George Mason University economist Tyler Cowen recently posted an overview of different perspectives of the plan, ranging from the critical to the lukewarm to the positive. Critics argue, among other things, that further subsidies will overburden an already-overburdened system; that the plan will probably lead to even more administrative bloat; that the problem lies with our high schools more than anything else.
Even some who have a more sanguine view of subsidized community college think Obama's plan is taking the wrong tack: The New York Times' David Brooks argues that if Obama really wants to increase opportunities for the poor via community colleges, perhaps he should focus on peripheral means to help low-income students beyond paying for their (already paid) tuition, such as subsidizing living expenses, mentorship programs, remedial courses and child care. These might help mitigate the abysmal community college completion rates.
The upshot to all this being that the issue is a bit more complicated than Obama's favorite mantra: A college degree is a surefire ticket to the middle class.

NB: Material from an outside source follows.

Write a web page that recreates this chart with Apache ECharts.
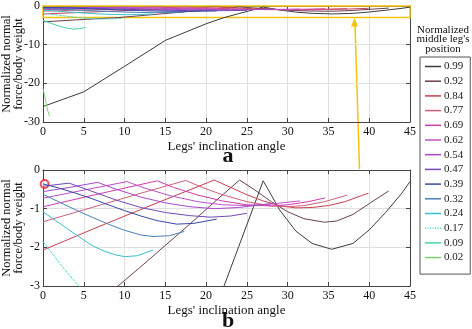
<!DOCTYPE html>
<html>
<head>
<meta charset="utf-8">
<script src="https://cdn.jsdelivr.net/npm/echarts@6/dist/echarts.min.js"></script>
<style>
  html, body { margin: 0; padding: 0; background: #fff; }
  #chart { width: 472px; height: 329px; }
</style>
</head>
<body>
<div id="chart"></div>
<script type="text/javascript">
// legend entries (normalized middle leg's position)
var positions = ['0.99', '0.92', '0.84', '0.77', '0.69', '0.62', '0.54', '0.47', '0.39', '0.32', '0.24', '0.17', '0.09', '0.02'];

// [inclination angle, normalized normal force]
var p99 = [[0,-26],[5,-22.2],[10,-15.6],[15,-8.9],[20,-4.6],[22.2,-3],[24,-1.98],[26,-0.85],[27,-0.28],[28,-0.65],[29,-1.03],[31,-1.58],[33,-1.9],[35.4,-2.05],[38,-1.9],[40,-1.55],[42,-1.1],[44,-0.6],[45,-0.3]];
var p92 = [[0,-4.1],[4,-3.6],[9.2,-3],[12,-2.5],[15,-1.95],[18,-1.4],[21,-0.83],[24.1,-0.26],[26,-0.52],[28,-0.82],[30,-1.08],[32,-1.26],[34.5,-1.35],[36,-1.32],[38,-1.15],[40,-0.87],[42.4,-0.54]];
var p84 = [[0,-2.07],[7,-1.45],[14,-0.85],[21,-0.26],[23,-0.45],[25,-0.64],[27,-0.8],[29,-0.92],[31,-0.98],[33,-0.97],[35,-0.92],[37,-0.82],[39.9,-0.6]];
var p77 = [[0,-1.34],[6,-0.97],[12,-0.6],[17.5,-0.27],[19.5,-0.45],[22,-0.64],[25,-0.82],[28,-0.93],[30,-0.95],[32,-0.92],[34.5,-0.82],[37.3,-0.65]];
var p69 = [[0,-0.95],[7,-0.61],[14,-0.28],[16,-0.45],[19,-0.65],[22,-0.8],[25,-0.9],[28,-0.93],[30,-0.9],[32.5,-0.82],[34.6,-0.72]];
var p62 = [[0,-0.73],[5,-0.52],[10.3,-0.3],[12.5,-0.47],[15.5,-0.66],[19,-0.82],[22,-0.9],[25,-0.92],[28,-0.88],[31.5,-0.8]];
var p54 = [[0,-0.56],[3.5,-0.44],[6.7,-0.32],[9,-0.5],[12,-0.7],[15,-0.85],[18,-0.95],[21,-1.0],[24,-0.97],[28.3,-0.86]];
var p47 = [[0,-0.42],[3.2,-0.34],[6,-0.55],[9,-0.78],[12,-0.97],[15,-1.1],[18,-1.18],[20.5,-1.22],[23,-1.19],[25,-1.12]];
var p39 = [[0,-0.36],[2,-0.47],[4,-0.6],[6,-0.74],[8,-0.9],[10,-1.05],[12,-1.19],[14,-1.31],[16.4,-1.4],[18.5,-1.38],[21.3,-1.27]];
var p32 = [[0,-0.63],[2,-0.83],[4,-1.03],[6,-1.22],[8,-1.4],[10,-1.56],[12,-1.68],[13.5,-1.72],[15.5,-1.7],[17.3,-1.59]];
var p24 = [[0,-1.08],[1.5,-1.3],[3,-1.52],[4.5,-1.74],[6,-1.95],[7.5,-2.1],[9,-2.2],[10,-2.24],[11.5,-2.22],[13.5,-2.07]];
var p17 = [[0,-1.85],[1,-2.12],[2,-2.4],[3,-2.66],[4.4,-3],[5.5,-3.2],[6.5,-3.32],[7.5,-3.36],[8.5,-3.32],[9.6,-3.22]];
var p09 = [[0,-3.7],[1,-4.5],[2,-5.2],[3,-5.75],[3.8,-6.0],[4.5,-5.85],[5.2,-5.55]];
var p02 = [[0,-21.3],[0.2,-23.2],[0.4,-25.3],[0.6,-27.2],[0.8,-28.5]];

// highlighted start point in panel b
var marked = [[0.2,-0.36]];

var curves = [p99, p92, p84, p77, p69, p62, p54, p47, p39, p32, p24, p17, p09, p02];
var colors = ['#3c3c3c', '#6a3f55', '#c8404f', '#d0607a', '#d23ca8', '#c050c8', '#a848c8', '#7448b8', '#3848a8', '#4a80b8', '#38c0d0', '#48dcd0', '#40d8a8', '#7ad870'];

var serif = 'Liberation Serif';
var yellow = '#f2c40c';
// thin legend glyphs (solid and dotted line)
var solidIcon = 'path://M0,0L32,0L32,3L0,3Z';
var dottedIcon = 'path://M0,0h2v3h-2zM5,0h2v3h-2zM10,0h2v3h-2zM15,0h2v3h-2zM20,0h2v3h-2zM25,0h2v3h-2zM30,0h2v3h-2z';

function buildSeries(idx) {
	return curves.map(function (d, i) {
		return {
			name: positions[i],
			type: 'line',
			xAxisIndex: idx * 2,
			yAxisIndex: idx * 2,
			data: d,
			symbol: 'none',
			showSymbol: false,
			silent: true,
			lineStyle: { width: 1, color: colors[i], type: positions[i] === '0.17' ? [3, 1] : 'solid' },
			itemStyle: { color: colors[i] }
		};
	});
}

function mainX(grid) {
	return {
		gridIndex: grid, type: 'value', min: 0, max: 45, interval: 5,
		name: "Legs' inclination angle", nameLocation: 'middle', nameGap: 18, nameMoveOverlap: false,
		nameTextStyle: { fontFamily: serif, fontSize: 13, color: '#111' },
		axisLine: { show: true, onZero: false, lineStyle: { color: '#444', width: 1 } },
		axisTick: { inside: true, length: 4, lineStyle: { color: '#444' } },
		axisLabel: { fontFamily: serif, fontSize: 12, color: '#111', margin: 4 },
		splitLine: { show: true, lineStyle: { color: '#e0e0e0', width: 1 } }
	};
}
function mirrorX(grid) {
	return {
		gridIndex: grid, type: 'value', min: 0, max: 45, interval: 5, position: 'top',
		axisLine: { show: true, onZero: false, lineStyle: { color: '#444', width: 1 } },
		axisTick: { inside: true, length: 4, lineStyle: { color: '#444' } },
		axisLabel: { show: false }, splitLine: { show: false }
	};
}
function mainY(grid, min, interval) {
	return {
		gridIndex: grid, type: 'value', min: min, max: 0, interval: interval,
		name: 'Normalized normal\nforce/body weight', nameLocation: 'middle', nameGap: 18, nameRotate: 90, nameMoveOverlap: false,
		nameTextStyle: { fontFamily: serif, fontSize: 12.5, color: '#111', lineHeight: 12 },
		axisLine: { show: true, onZero: false, lineStyle: { color: '#444', width: 1 } },
		axisTick: { inside: true, length: 4, lineStyle: { color: '#444' } },
		axisLabel: { fontFamily: serif, fontSize: 12, color: '#111', margin: 3 },
		splitLine: { show: true, lineStyle: { color: '#e0e0e0', width: 1 } }
	};
}
function mirrorY(grid, min, interval) {
	return {
		gridIndex: grid, type: 'value', min: min, max: 0, interval: interval, position: 'right',
		axisLine: { show: true, onZero: false, lineStyle: { color: '#444', width: 1 } },
		axisTick: { inside: true, length: 4, lineStyle: { color: '#444' } },
		axisLabel: { show: false }, splitLine: { show: false }
	};
}

var seriesA = buildSeries(0);
var seriesB = buildSeries(1);
// zoom window of panel b, drawn on panel a
seriesA[0].markArea = {
	silent: true,
	itemStyle: { color: 'rgba(0,0,0,0)', borderColor: yellow, borderWidth: 1.5 },
	data: [[{ coord: [0, 0] }, { coord: [45, -3] }]]
};

var option = {
	animation: false,
	backgroundColor: '#fff',
	grid: [
		{ left: 43, top: 6, width: 367, height: 116, containLabel: false, outerBoundsMode: 'none' },
		{ left: 43, top: 170, width: 367, height: 116, containLabel: false, outerBoundsMode: 'none' }
	],
	xAxis: [mainX(0), mirrorX(0), mainX(1), mirrorX(1)],
	yAxis: [mainY(0, -30, 10), mirrorY(0, -30, 10), mainY(1, -3, 1), mirrorY(1, -3, 1)],
	legend: {
		data: positions.map(function (n) {
			return { name: n, icon: n === '0.17' ? dottedIcon : solidIcon };
		}),
		orient: 'vertical',
		left: 420, top: 57,
		padding: [4, 7, 11, 5],
		itemWidth: 16, itemHeight: 10, itemGap: 3.7,
		symbolKeepAspect: true,
		borderColor: '#555', borderWidth: 1,
		selectedMode: false,
		textStyle: { fontFamily: serif, fontSize: 11, color: '#222', lineHeight: 10, padding: [0, 0, 0, -2] }
	},
	graphic: [
		{ type: 'text', x: 443, y: 25, style: { text: "Normalized\nmiddle leg's\nposition", font: '11px "Liberation Serif"', fill: '#111', align: 'center', verticalAlign: 'top', lineHeight: 9.5 } },
		{ type: 'text', x: 228, y: 156, style: { text: 'a', font: 'bold 22px "Liberation Serif"', fill: '#111', align: 'center', verticalAlign: 'middle' } },
		{ type: 'text', x: 228, y: 321, style: { text: 'b', font: 'bold 22px "Liberation Serif"', fill: '#111', align: 'center', verticalAlign: 'middle' } },
		{ type: 'line', shape: { x1: 355, y1: 24, x2: 359.5, y2: 169 }, style: { stroke: yellow, lineWidth: 1.5 } },
		{ type: 'polygon', shape: { points: [[354.5, 18], [351, 26.5], [358.2, 26.5]] }, style: { fill: yellow } }
	],
	series: seriesA.concat(seriesB).concat([{
		name: 'start', type: 'scatter', xAxisIndex: 2, yAxisIndex: 2, data: marked,
		symbol: 'emptyCircle', symbolSize: 8, silent: true, clip: false,
		itemStyle: { color: '#e8202a', borderColor: '#e8202a', borderWidth: 1.5 }
	}])
};

var chart = echarts.init(document.getElementById('chart'));
chart.setOption(option);
</script>
</body>
</html>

Same old, same old: The unexamined policies we heard Tuesday night only underscore what we already knew: That the point of the State of the Union is not to lay out concrete, realizable policy goals that have been rigorously debated and critiqued. The point is to grandstand, to signal to one's teammates the proper stance on topics in vogue. Ridden with clichés and empty declarations like "We don't just want everyone to share in America's success, we want everyone to contribute to our success," the State of the Union was pop populism to the core, signaling that Obama is on board with technological innovation, on board with helping the poor and on board with sticking it to the rich; the devil in the details can go to hell.
Besides, none of these proposals have much of a chance of passing in their current form through a Republican-controlled Congress anyway. But what they do have is the convenient potential for the president to later point to Republican obstructionism as the reason for their failure.